Moffitt pathologists are also rolling out another new assay this year that is similar to STAR. The myeloid action panel, or MAP, is a comprehensive 98-gene panel for blood and bone marrow cancers. While Moffitt STAR is used for solid tumors, MAP will be used for liquid ones and has the potential to be one of the best assays in the malignant hematology field.
“This is everything in one go, which is relatively unique,” said pathologist Mohammad Hussaini, MD. Before Moffitt MAP, pathologists had to do one expensive next generation sequencing test and then send out the sample for parallel testing to make sure they weren’t missing anything. “That’s added cost and time and now, with Moffitt MAP, we don’t have to do that anymore,” Hussaini said.
Identifying these mutations quickly and easily will help pathologists make a diagnosis, determine prognosis and help develop a more tailored treatment strategy. “Starting off on the right foot with the right test makes all the difference,” said Hussaini. “You can’t treat unless you have the proper diagnosis.”
All of the Moffitt STAR’s results go through Moffitt’s Personalized Medicine Group for further interpretation that is specific to each patient.
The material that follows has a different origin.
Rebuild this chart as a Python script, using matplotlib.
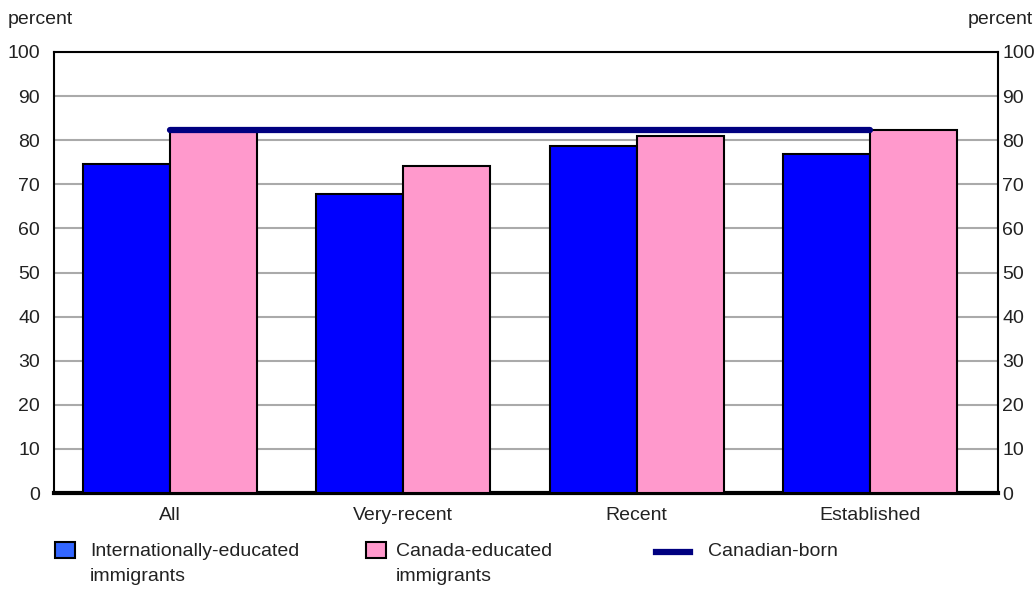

The data is also kept for future research.
“As pathologists, we are stewards of the data and the samples, so it’s really important we get it to the researchers,” said Boyle. “It’s not just about patient care today, but the research to make things better in the future.”
With hundreds of cases run through Moffitt STAR, researchers have already started to see patterns emerge, specifically in advanced kidney cancer cases.
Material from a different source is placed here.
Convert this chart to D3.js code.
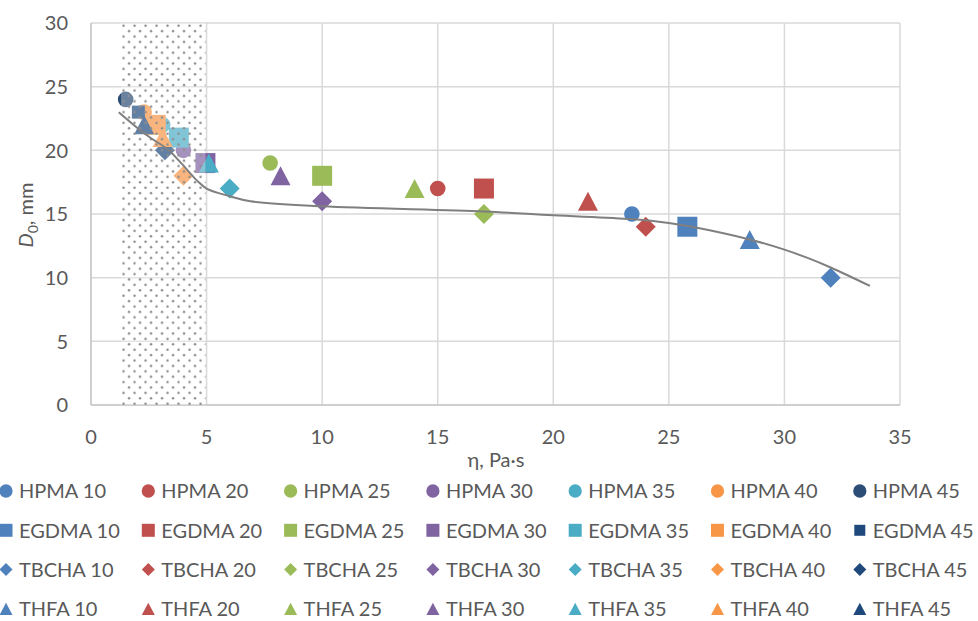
<!DOCTYPE html>
<html>
<head>
<meta charset="utf-8">
<script src="https://cdn.jsdelivr.net/npm/d3@7"></script>
<style>
  body { margin: 0; background: #fff; }
  svg text { font-family: Lato, "Liberation Sans", sans-serif; fill: #595959; }
</style>
</head>
<body>
<div id="chart"></div>
<script>
// monomer groups and concentrations (one series per pair)
const materials = ["HPMA", "EGDMA", "TBCHA", "THFA"];
const concentrations = [10, 20, 25, 30, 35, 40, 45];

// viscosity (eta, Pa·s) and spreading diameter D0 (mm), per concentration
const etaHPMA = [23.4, 15.0, 7.75, 4.0, 3.1, 2.3, 1.5];
const d0HPMA = [15, 17, 19, 20, 22, 23, 24];
const etaEGDMA = [25.8, 17.0, 10.0, 4.95, 3.8, 2.8, 2.05];
const d0EGDMA = [14, 17, 18, 19, 21, 22, 23];
const etaTBCHA = [32.0, 24.0, 17.0, 10.0, 6.0, 4.0, 3.2];
const d0TBCHA = [10, 14, 15, 16, 17, 18, 20];
const etaTHFA = [28.5, 21.5, 14.0, 8.2, 5.1, 3.1, 2.3];
const d0THFA = [13, 16, 17, 18, 19, 21, 22];

// trend curve
const trendEta = [1.2, 2.4, 3.3, 3.9, 4.6, 5.0, 6.0, 6.9, 10, 17, 20, 23.4, 25, 26, 28.5, 30, 31, 32, 33.7];
const trendD0 = [23.0, 21.2, 20.1, 19.0, 17.6, 17.0, 16.4, 16.0, 15.6, 15.2, 14.9, 14.6, 14.3, 14.0, 13.0, 12.2, 11.55, 10.8, 9.35];

// shaded (dotted) eta range
const hatchEta = [1.3, 4.95];

// axis ticks
const xTicks = [0, 5, 10, 15, 20, 25, 30, 35];
const yTicks = [0, 5, 10, 15, 20, 25, 30];

const colors = ["#4F81BD", "#C0504D", "#9BBB59", "#8064A2", "#4BACC6", "#F79646", "#2C4D75"];
const shapes = ["circle", "square", "diamond", "triangle"];

const etaByMat = [etaHPMA, etaEGDMA, etaTBCHA, etaTHFA];
const d0ByMat = [d0HPMA, d0EGDMA, d0TBCHA, d0THFA];

// build series list in drawing order
const series = [];
materials.forEach((m, mi) => {
  concentrations.forEach((c, ci) => {
    series.push({
      name: m + " " + c,
      shape: shapes[mi],
      color: ci === 6 && mi > 0 ? "#1F497D" : colors[ci],
      small: mi === 1 && ci === 6,
      eta: etaByMat[mi][ci],
      d0: d0ByMat[mi][ci]
    });
  });
});

const W = 978, H = 621;
const margin = { top: 23, right: 78, bottom: 216, left: 91 };
const width = W - margin.left - margin.right,
  height = H - margin.top - margin.bottom;

const svg = d3.select("#chart").append("svg")
  .attr("width", W).attr("height", H);

const x = d3.scaleLinear().domain([0, 35]).range([margin.left, margin.left + width]);
const y = d3.scaleLinear().domain([0, 30]).range([margin.top + height, margin.top]);

// marker path
function markerPath(shape, s) {
  const h = s / 2;
  if (shape === "circle") return d3.arc()({ innerRadius: 0, outerRadius: h * 0.78, startAngle: 0, endAngle: 2 * Math.PI });
  if (shape === "square") return `M${-h},${-h}H${h}V${h}H${-h}Z`;
  if (shape === "diamond") return `M0,${-h}L${h},0L0,${h}L${-h},0Z`;
  return `M0,${-h * 0.95}L${h},${h * 0.95}L${-h},${h * 0.95}Z`;
}

// pattern for the dotted region
const defs = svg.append("defs");
const pat = defs.append("pattern")
  .attr("id", "dots")
  .attr("patternUnits", "userSpaceOnUse")
  .attr("width", 11).attr("height", 10.8)
  .attr("x", x(hatchEta[0])).attr("y", margin.top);
pat.append("circle").attr("cx", 2.5).attr("cy", 2.7).attr("r", 1.25).attr("fill", "#8e8e8e");
pat.append("circle").attr("cx", 8).attr("cy", 8.1).attr("r", 1.25).attr("fill", "#8e8e8e");

// gridlines
svg.append("g")
  .selectAll("line.h")
  .data(yTicks.filter(d => d > 0))
  .join("line")
  .attr("x1", x(0)).attr("x2", x(35))
  .attr("y1", d => y(d)).attr("y2", d => y(d))
  .attr("stroke", "#D9D9D9").attr("stroke-width", 1.5);
svg.append("g")
  .selectAll("line.v")
  .data(xTicks.filter(d => d > 0))
  .join("line")
  .attr("x1", d => x(d)).attr("x2", d => x(d))
  .attr("y1", y(0)).attr("y2", y(30))
  .attr("stroke", "#D9D9D9").attr("stroke-width", 1.5);

// axis lines
svg.append("line")
  .attr("x1", x(0)).attr("x2", x(0)).attr("y1", y(0)).attr("y2", y(30))
  .attr("stroke", "#BFBFBF").attr("stroke-width", 1.5);
svg.append("line")
  .attr("x1", x(0)).attr("x2", x(35)).attr("y1", y(0)).attr("y2", y(0))
  .attr("stroke", "#BFBFBF").attr("stroke-width", 1.5);

// tick labels
svg.append("g")
  .selectAll("text")
  .data(yTicks)
  .join("text")
  .attr("x", x(0) - 23)
  .attr("y", d => y(d))
  .attr("dy", "0.36em")
  .attr("text-anchor", "end")
  .style("font-size", "20px")
  .text(d => d);
svg.append("g")
  .selectAll("text")
  .data(xTicks)
  .join("text")
  .attr("x", d => x(d))
  .attr("y", y(0) + 32)
  .attr("dy", "0.36em")
  .attr("text-anchor", "middle")
  .style("font-size", "20px")
  .text(d => d);

// markers
svg.append("g")
  .selectAll("path")
  .data(series)
  .join("path")
  .attr("transform", d => `translate(${x(d.eta)},${y(d.d0)})`)
  .attr("d", d => markerPath(d.shape, d.small ? 13 : 20))
  .attr("fill", d => d.color);

// dotted region on top of markers
const hx0 = x(hatchEta[0]), hx1 = x(hatchEta[1]);
svg.append("rect")
  .attr("x", hx0).attr("y", y(30))
  .attr("width", hx1 - hx0).attr("height", y(0) - y(30))
  .attr("fill", "#fff").attr("fill-opacity", 0.3);
svg.append("rect")
  .attr("x", hx0).attr("y", y(30))
  .attr("width", hx1 - hx0).attr("height", y(0) - y(30))
  .attr("fill", "url(#dots)");

// trend curve
const trend = trendEta.map((e, i) => [e, trendD0[i]]);
svg.append("path")
  .datum(trend)
  .attr("fill", "none")
  .attr("stroke", "#7F7F7F")
  .attr("stroke-width", 2)
  .attr("d", d3.line().x(d => x(d[0])).y(d => y(d[1])).curve(d3.curveCatmullRom.alpha(0.5)));

// axis titles
svg.append("text")
  .attr("x", 496).attr("y", 460)
  .attr("dy", "0.36em")
  .attr("text-anchor", "middle")
  .style("font-size", "20px")
  .text("η, Pa·s");

const yt = svg.append("text")
  .attr("transform", "translate(33,215) rotate(-90)")
  .attr("text-anchor", "middle")
  .style("font-size", "20px");
yt.append("tspan").style("font-style", "italic").text("D");
yt.append("tspan").attr("dy", 5).style("font-size", "14px").text("0");
yt.append("tspan").attr("dy", -5).text(", mm");

// legend: 4 rows x 7 columns
const legend = svg.append("g");
const item = legend.selectAll("g")
  .data(series)
  .join("g")
  .attr("transform", (d, i) => {
    const col = i % 7, row = Math.floor(i / 7);
    return `translate(${6 + col * 142.3},${491 + row * 39.3})`;
  });
item.append("path")
  .attr("d", d => markerPath(d.shape, d.small ? 11 : (d.shape === "circle" ? 17 : 13)))
  .attr("fill", d => d.color);
item.append("text")
  .attr("x", 13)
  .attr("dy", "0.36em")
  .style("font-size", "20px")
  .text(d => d.name);
</script>
</body>
</html>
Epidermal growth factor receptor, or EGFR, is a protein that is amplified in cancer cells. It is most commonly found in lung cancer, and patients identified to have an EGFR mutation are eligible for certain targeted treatments. However, EGFR has never been significant in kidney cancer. All that changed once Moffitt STAR gave pathologists a look at RNA; they noticed a trend after running three kidney cancer samples.
“What we are finding is that it’s not at the DNA level that we are finding changes in EGFR in kidney cancer, but at the RNA level,” said genitourinary oncologist Brandon Manley, MD. “Only in kidney cancer cells is EGFR getting spliced at an abnormal rate way too often to just be a coincidence.”
Manley says this discovery is like finding a needle in a haystack. Now that they know what to look for, researchers can validate their finding and begin expanded studies. Manley has been recommended for a U.S. Department of Defense grant for additional research, and believes this could lead to important advancements in kidney cancer, the most lethal of all genitourinary cancers.
“Given the fact that this is so unique to kidney cancer, the next question is: Is there some way that this helps the cancer survive, grow or spread?” Manley asked. “And more importantly, can we use this against the cancer? Can we use this to better monitor patients, screen patients, follow treatment outcomes, or even the Holy Grail: can we develop a specific drug to exploit this?”
Constance Kihm, almost two years since her diagnosis, said she finds it incredible how far cancer treatment has come in the last decades. Rather than the generic “one size fits all” chemotherapy treatment, doctors now have the ability to identify specific mutations that can dictate certain FDA-approved treatments or clinical trials. “They’ve come so far since my dad died of cancer in 1947,” said Kihm about the father she never got to know because cancer claimed his life.
Kihm has also come far since landing in that hospital bed in South Africa. With her renewed quality of life, she is back to dancing. She started slow, taking a hula class which brought her back to the stage for her first performance in over a year.
In July, Kihm took yet another step forward—literally—lacing up those $75 tap shoes for her first tap class in eight months. “I was grinning from ear to ear,” she said. “I made it the entire class without having to sit down. It was the best feeling ever.”